WHEREAS, (i) the Original Parties entered into (A) a Purchase Agreement dated as of December 19, 2019, and (B) Amendment No. 1 to Purchase Agreement dated as of February 12, 2020, and (ii) the Parties entered into Amendment No. 2 to Purchase Agreement dated as of May 8, 2020 (as amended, supplemented, or modified, the “Agreement”);
WHEREAS, the Parties desire to amend the Agreement on the terms and subject to the conditions set forth herein; and
NOW, THEREFORE, in consideration of the foregoing and for other good and valuable consideration, the receipt and sufficiency of which are hereby acknowledged, the Parties agree as follows:
1. Definitions. Capitalized terms used and not defined in this Amendment have the respective meanings assigned to them in the Agreement.
2. Amendments to Schedules and Exhibits.

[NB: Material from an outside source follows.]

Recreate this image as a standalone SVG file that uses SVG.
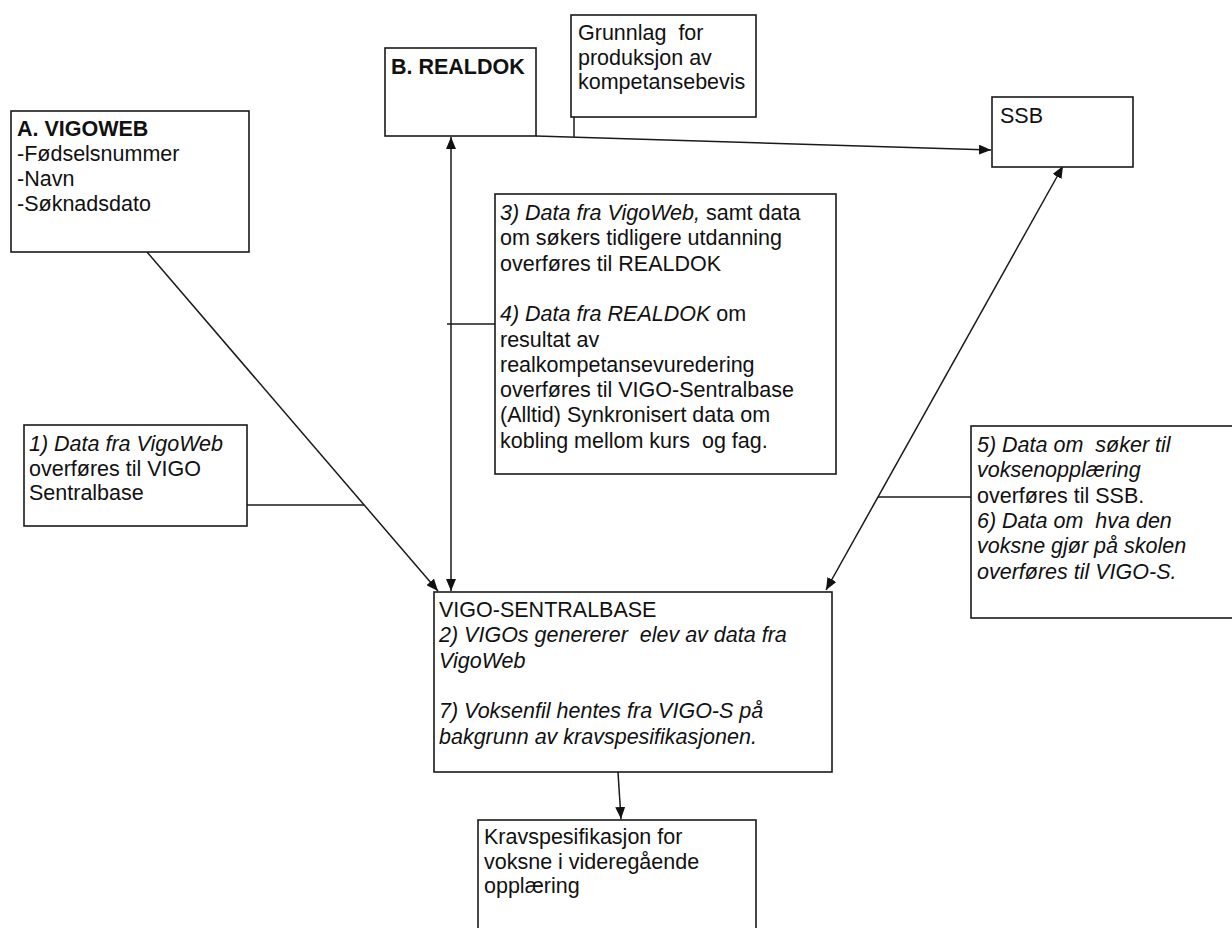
<svg xmlns="http://www.w3.org/2000/svg" width="1232" height="928" viewBox="0 0 1232 928">
<style>
.box{fill:#fff;stroke:#1a1a1a;stroke-width:1.6}
.ln{fill:none;stroke:#1a1a1a;stroke-width:1.5}
text{font-family:"Liberation Sans",Arial,sans-serif;font-size:21.5px;fill:#111;white-space:pre}
.b{font-weight:bold}
.i{font-style:italic}
</style>
<defs>
<marker id="ah" viewBox="0 0 12 10" markerWidth="12" markerHeight="10" refX="12" refY="5" orient="auto-start-reverse" markerUnits="userSpaceOnUse">
<path d="M0,0 L12,5 L0,10 z" fill="#111"/>
</marker>
</defs>
<rect width="1232" height="928" fill="#fff"/>

<g id="connectors">
<line class="ln" x1="147" y1="252" x2="438" y2="591" marker-end="url(#ah)"/>
<line class="ln" x1="247" y1="505" x2="364" y2="505"/>
<line class="ln" x1="451" y1="137" x2="451" y2="591" marker-start="url(#ah)" marker-end="url(#ah)"/>
<line class="ln" x1="447" y1="324" x2="495" y2="324"/>
<line class="ln" x1="536" y1="136" x2="991" y2="150" marker-end="url(#ah)"/>
<line class="ln" x1="574" y1="117" x2="574" y2="137"/>
<line class="ln" x1="826" y1="590" x2="1063" y2="166" marker-start="url(#ah)" marker-end="url(#ah)"/>
<line class="ln" x1="878" y1="497" x2="971" y2="497"/>
<line class="ln" x1="618" y1="772" x2="621" y2="819" marker-end="url(#ah)"/>
</g>

<g id="vigoweb">
<rect class="box" x="11" y="111" width="238" height="141"/>
<text x="17" y="136"><tspan class="b">A. VIGOWEB</tspan><tspan x="17" dy="25">-Fødselsnummer</tspan><tspan x="17" dy="25">-Navn</tspan><tspan x="17" dy="25">-Søknadsdato</tspan></text>
</g>

<g id="realdok">
<rect class="box" x="385" y="48" width="151" height="88"/>
<text x="391" y="74" class="b">B. REALDOK</text>
</g>

<g id="grunnlag">
<rect class="box" x="571" y="15" width="185" height="102"/>
<text x="578" y="40">Grunnlag  for<tspan x="578" dy="24.5">produksjon av</tspan><tspan x="578" dy="24.5">kompetansebevis</tspan></text>
</g>

<g id="ssb">
<rect class="box" x="992" y="97" width="141" height="70"/>
<text x="1000" y="123">SSB</text>
</g>

<g id="note34">
<rect class="box" x="495" y="194" width="341" height="280"/>
<text x="500" y="220"><tspan class="i">3) Data fra VigoWeb,</tspan> samt data<tspan x="500" dy="25.3">om søkers tidligere utdanning</tspan><tspan x="500" dy="25.3">overføres til REALDOK</tspan><tspan x="500" dy="50.6" class="i">4) Data fra REALDOK</tspan> om<tspan x="500" dy="25.3">resultat av</tspan><tspan x="500" dy="25.3">realkompetansevuredering</tspan><tspan x="500" dy="25.3">overføres til VIGO-Sentralbase</tspan><tspan x="500" dy="25.3">(Alltid) Synkronisert data om</tspan><tspan x="500" dy="25.3">kobling mellom kurs  og fag.</tspan></text>
</g>

<g id="note1">
<rect class="box" x="24" y="425" width="223" height="101"/>
<text x="29" y="451"><tspan class="i">1) Data fra VigoWeb</tspan><tspan x="29" dy="24.5">overføres til VIGO</tspan><tspan x="29" dy="24.5">Sentralbase</tspan></text>
</g>

<g id="note56">
<rect class="box" x="971" y="426" width="262" height="192"/>
<text x="977" y="452"><tspan class="i">5) Data om  søker til</tspan><tspan x="977" dy="25.3" class="i">voksenopplæring</tspan><tspan x="977" dy="25.3">overføres til SSB.</tspan><tspan x="977" dy="25.3" class="i">6) Data om  hva den</tspan><tspan x="977" dy="25.3" class="i">voksne gjør på skolen</tspan><tspan x="977" dy="25.3" class="i">overføres til VIGO-S.</tspan></text>
</g>

<g id="vigo-sentralbase">
<rect class="box" x="434" y="592" width="398" height="180"/>
<text x="439" y="617">VIGO-SENTRALBASE<tspan x="439" dy="25.3" class="i">2) VIGOs genererer  elev av data fra</tspan><tspan x="439" dy="25.3" class="i">VigoWeb</tspan><tspan x="439" dy="50.6" class="i">7) Voksenfil hentes fra VIGO-S på</tspan><tspan x="439" dy="25.3" class="i">bakgrunn av kravspesifikasjonen.</tspan></text>
</g>

<g id="kravspesifikasjon">
<rect class="box" x="478" y="820" width="278" height="120"/>
<text x="484" y="844">Kravspesifikasjon for<tspan x="484" dy="24.5">voksne i videregående</tspan><tspan x="484" dy="24.5">opplæring</tspan></text>
</g>
</svg>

The list of schedules and exhibits to the Agreement is hereby amended by deleting the reference to “Form of Investors Agreement” and replacing in lieu thereof “[Reserved].”
3. Amendments to Article I.
(a) The following definitions in Section 1.1 of the Agreement are hereby amended and restated in their entirety as follows:
“Base Cash Consideration” means $387,500,000; provided, however, that, immediately prior to the Closing, if the Cash available (as contemplated by and calculated in accordance with Section 8.1(d)) is less than $174,000,000, the Purchaser may, following good faith and reasonable best efforts to reduce or eliminate the necessity of such a reduction including by deferring expenses, reduce such amount by the amount necessary, up to a maximum of $21,000,000, to permit the representation set forth in Section 4.15(d) to be correct as of Closing and the condition set forth in Section A.1(a) of Exhibit C of the Debt Commitment Letter to be satisfied as of Closing; provided, further, that, any such reduction will result in a dollar-for-dollar increase for the Purchaser Ordinary Shares Consideration.
“Purchaser Ordinary Shares Consideration” means the number of Class A Ordinary Shares equal to the quotient of (i) the amount, if any, by which the Base Cash Consideration is reduced by the Purchaser in accordance with the terms of the definition of “Base Cash Consideration,” divided by (ii) the lowest per share price at which Class A Ordinary Shares are sold by the Purchaser to any Person from and after the date hereof but prior to, at or in connection with the Closing.